Limitations and Exceptions: Data on the labor force are compiled by the ILO from labor force surveys, censuses, and establishment censuses and surveys. For some countries a combination of these sources is used. Labor force surveys are the most comprehensive source for internationally comparable labor force data. They can cover all non-institutionalized civilians, all branches and sectors of the economy, and all categories of workers, including people holding multiple jobs. By contrast, labor force data from population censuses are often based on a limited number of questions on the economic characteristics of individuals, with little scope to probe. The resulting data often differ from labor force survey data and vary considerably by country, depending on the census scope and coverage. Establishment censuses and surveys provide data only on the employed population, not unemployed workers, workers in small establishments, or workers in the informal sector. The reference period of a census or survey is another important source of differences: in some countries data refer to people's status on the day of the census or survey or during a specific period before the inquiry date, while in others data are recorded without reference to any period. In countries, where the household is the basic unit of production and all members contribute to output, but some at low intensity or irregularly, the estimated labor force may be much smaller than the numbers actually working. Differing definitions of employment age also affect comparability. For most countries the working age is 15 and older, but in some countries children younger than 15 work full- or part-time and are included in the estimates. Similarly, some countries have an upper age limit. As a result, calculations may systematically over- or underestimate actual rates.
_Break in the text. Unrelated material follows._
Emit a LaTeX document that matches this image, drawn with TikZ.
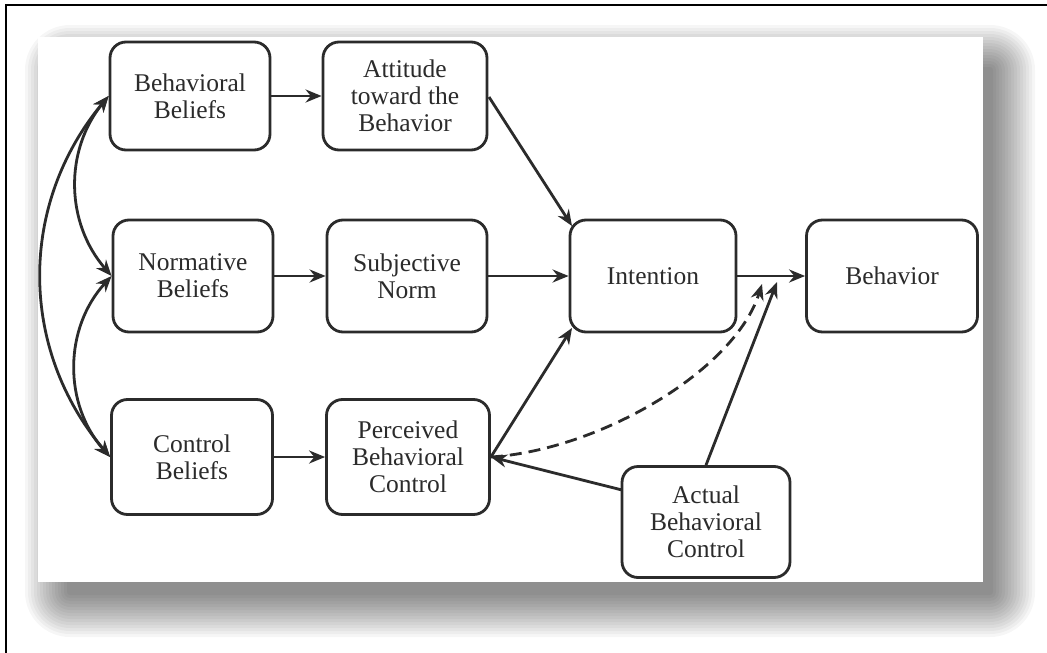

Statistical Concept and Methodology: The labor force is the supply of labor available for producing goods and services in an economy. It includes people who are currently employed and people who are unemployed but seeking work as well as first-time job-seekers. Not everyone who works is included, however. Unpaid workers, family workers, and students are often omitted, and some countries do not count members of the armed forces. Labor force size tends to vary during the year as seasonal workers enter and leave.

Aggregation method: Weighted average

Periodicity: Annual

General Comments: The series for ILO estimates is also available in the WDI database. Caution should be used when comparing ILO estimates with national estimates.